Le regole imposte dal clan Fabbrocino agli ex esponenti della Nco di Raffaele Cutolo
di Giancarlo Tommasone
La guerra di camorra che i Fabbrocino, esponenti di primo piano del cartello della Nuova famiglia, avevano combattuto contro i cutoliani, era passata ormai da tempo. Però, ancora nel 2009, i boss del sodalizio criminale di San Giuseppe Vesuviano tenevano a far rispettare le «regole». In una informativa di polizia giudiziaria, è annotato: «Il clan Fabbrocino ha instaurato con gli esponenti della ormai disciolta Nco, già capeggiata da Raffaele Cutolo, una sorta di patto di non belligeranza, in forza del quale questi ultimi (gli ex cutoliani) hanno facoltà di proseguire nella conduzione dei loro illeciti traffici (l’espressione adoperata dagli interlocutori è “fare ancora il mestiere”) a condizione che operino in un ambito territoriale ben delimitato, e con l’obbligo, in ogni caso, di “dare conto sopra a tutto coso” (relativamente a ogni movimento)».
Il patto di non belligeranza tra il clan Fabbrocino
e i componenti della disciolta Nuova camorra organizzata
Illuminante, al riguardo – sottolineano gli inquirenti – alcune intercettazioni di un boss dei Fabbrocino. Il contenuto delle conversazioni captate, attesta che la storica contrapposizione tra ex-cutoliani e non cutoliani – tra questi ultimi, è bene ricordarlo, va annoverato il capoclan Mario Fabbrocino, deceduto nell’aprile del 2019 – non è per niente sopita. Tanto è vero che tale Peppe ’o pazzo (fedelissimo di Raffaele Cutolo) è costretto dalle circostanze «a vivere letteralmente ‘murato’ in casa; tuttavia al cutoliano, è stato riconosciuto un limitato margine di operatività».
Le regole da rispettare
per continuare a «lavorare»
«La circostanza che le potenzialità mafiose degli ex cutoliani siano, nell’area territoriale in questione, condizionate e in una certa misura subordinate al placet del clan Fabbrocino, rende evidente la capacità di tale sodalizio di controllare il territorio», è riportato nell’informativa.

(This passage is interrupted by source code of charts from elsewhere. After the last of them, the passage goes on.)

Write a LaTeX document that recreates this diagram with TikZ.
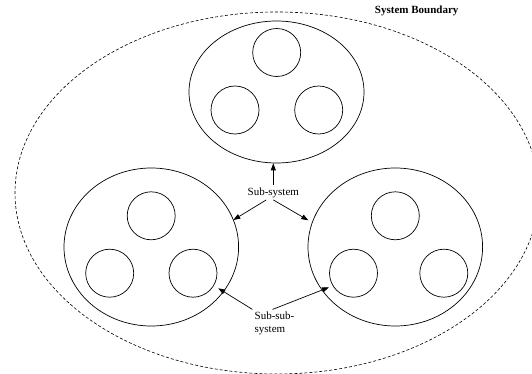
\documentclass[tikz,border=0pt]{standalone}
\usepackage{fontspec}
\setmainfont{Liberation Serif}
\usepackage{tikz}
\usetikzlibrary{shapes.geometric, arrows.meta, positioning, calc}

\begin{document}
\begin{tikzpicture}[
    x=1pt, y=-1pt,
    boundary/.style={draw, dash pattern=on 3pt off 2pt, line width=0.6pt},
    subsys/.style={ellipse, draw, line width=0.7pt, inner sep=0pt},
    part/.style={circle, draw, line width=0.7pt, minimum size=48pt, inner sep=0pt},
    lbl/.style={font=\fontsize{11}{13.3}\selectfont, inner sep=2pt, align=left},
    arr/.style={-{Triangle[length=7pt, width=5pt]}, line width=0.7pt},
]
    \useasboundingbox (0,0) rectangle (532,374);

    % Boundary
    \node[ellipse, boundary, minimum width=524pt, minimum height=362pt] (sysb) at (277,193) {};
    \node[lbl, font=\fontsize{11}{13.3}\selectfont\bfseries] (sysblbl) at (416.7,11) {System Boundary};

    % Top sub-system
    \node[subsys, minimum width=175pt, minimum height=142pt] (top) at (276.5,92) {};
    \node[part] (t1) at (276.7,52.5) {};
    \node[part] (t2) at (235,110) {};
    \node[part] (t3) at (318.7,110) {};

    % Left sub-system
    \node[subsys, minimum width=174.6pt, minimum height=158pt] (left) at (151.3,247) {};
    \node[part] (l1) at (151.2,215.8) {};
    \node[part] (l2) at (109.7,273.2) {};
    \node[part] (l3) at (193,273.2) {};

    % Right sub-system
    \node[subsys, minimum width=174.6pt, minimum height=158pt] (right) at (395.3,247) {};
    \node[part] (r1) at (395.3,215.8) {};
    \node[part] (r2) at (353.5,273.2) {};
    \node[part] (r3) at (443.8,273.2) {};

    % Labels
    \node[lbl] (sub) at (273.3,192.7) {Sub-system};
    \node[lbl] (subsub) at (274.5,323.3) {Sub-sub-\\system};

    \coordinate (subL) at (233.3,220);
    \coordinate (subR) at (308.3,220.3);
    \coordinate (subsubL) at (218.3,288.3);
    \coordinate (subsubR) at (329,287.3);

    \draw[arr] (sub.north) -- (sub.north |- top.south);
    \draw[arr] ([xshift=-7pt]sub.south) -- (subL);
    \draw[arr] (sub.south) -- (subR);
    \draw[arr] (subsub.north west) -- (subsubL);
    \draw[arr] ([xshift=-2pt]subsub.north) -- (subsubR);
\end{tikzpicture}
\end{document}
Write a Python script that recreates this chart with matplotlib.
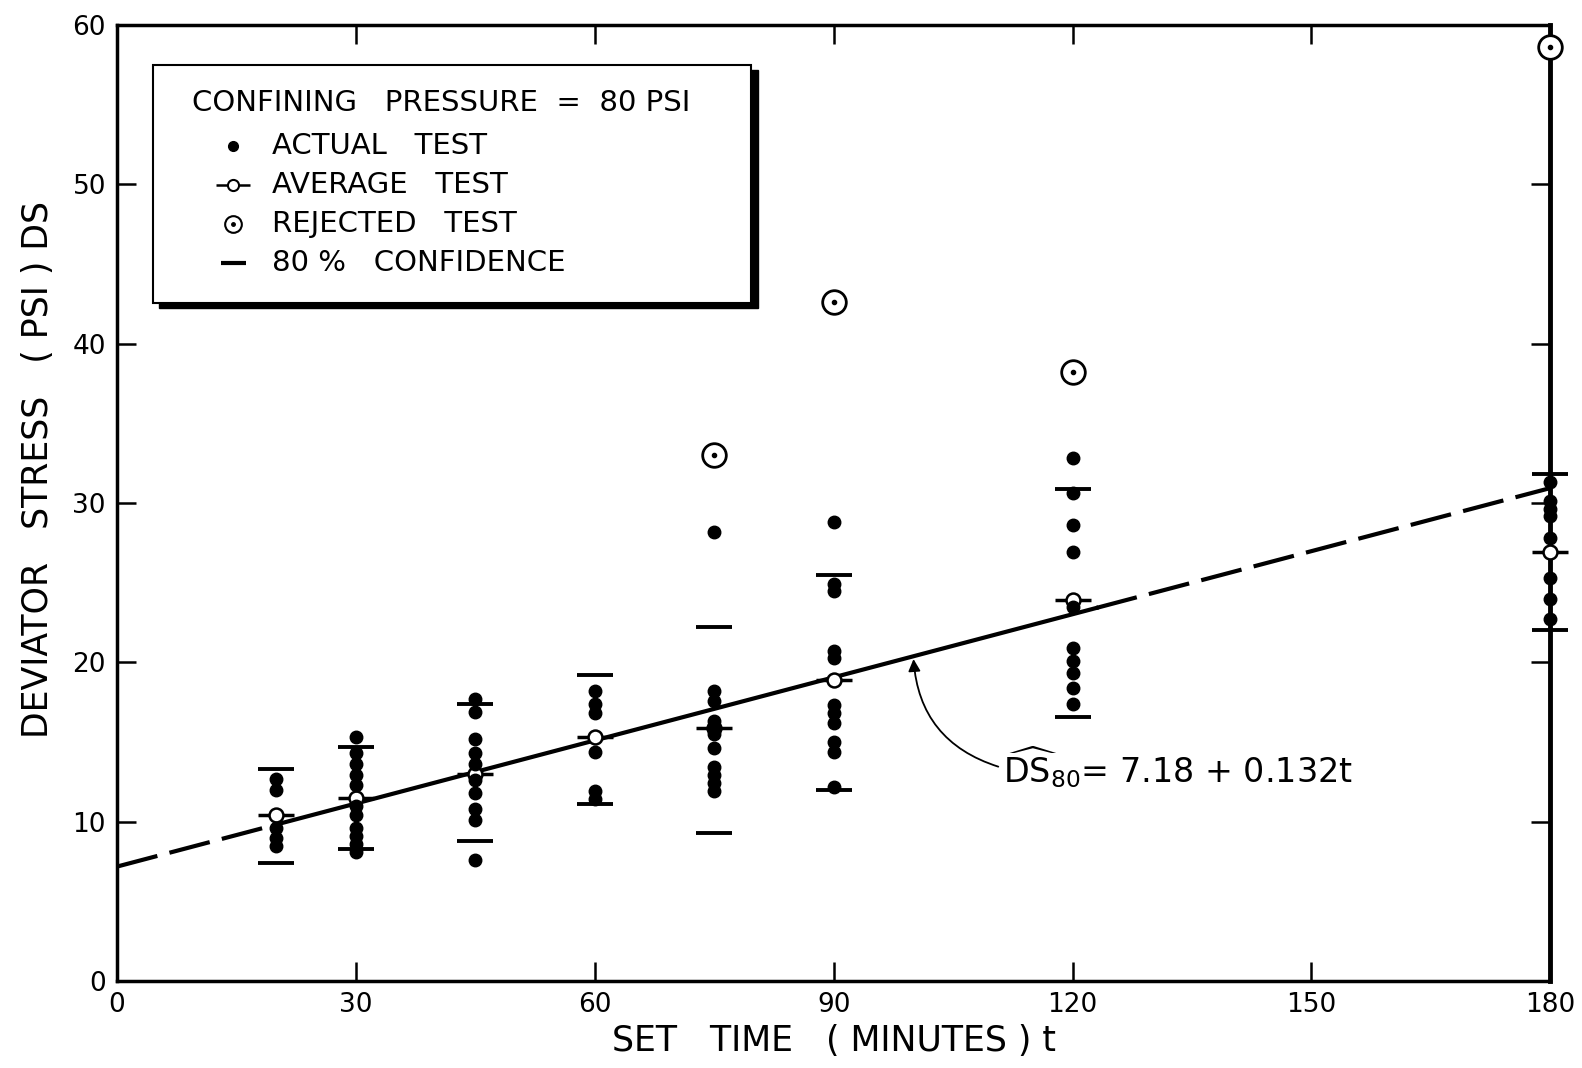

L’approfondimento / Il cutoliano che rimase 20
anni barricato in casa per paura di essere ucciso
Tornando all’emblematica figura di Peppe ’o pazzo, secondo la descrizione che ne fanno (intercettati) affiliati ai Fabbrocino, l’ex componente della Nco, vivrebbe «murato in casa da 20 anni, per paura di essere ucciso durante un agguato». Per entrare a casa del pazzo, afferma un boss mentre discute con i sodali, «bisogna oltrepassare due solidi portoni che sono sempre tenuti serrati e che vengono aperti solo a persone note. Inoltre la camera da letto di Peppe è protetta da una porta in ferro massiccio ed anche le finestre sono dello stesso materiale».
In altri termini, sintetizza il malavitoso, «la camera da letto del fedelissimo di Cutolo, ha le sembianze di un caveau bancario». A Peppe ’o pazzo, il clan Fabbrocino aveva dato il permesso di effettuare delle estorsioni, che lui mandava a riscuotere da un familiare. Il permesso – si evince dalle intercettazioni – è valido purché gli illeciti vengano commessi in una zona delimitata, e gli autori diano sempre conto ai Fabbrocino delle loro azioni. «Giovanotto, dillo a Peppe, che se fa questa zona, sta in grazia di Dio… però deve dare conto sopra a tutto», raccomanda un camorrista dei Fabbrocino a un familiare del pazzo.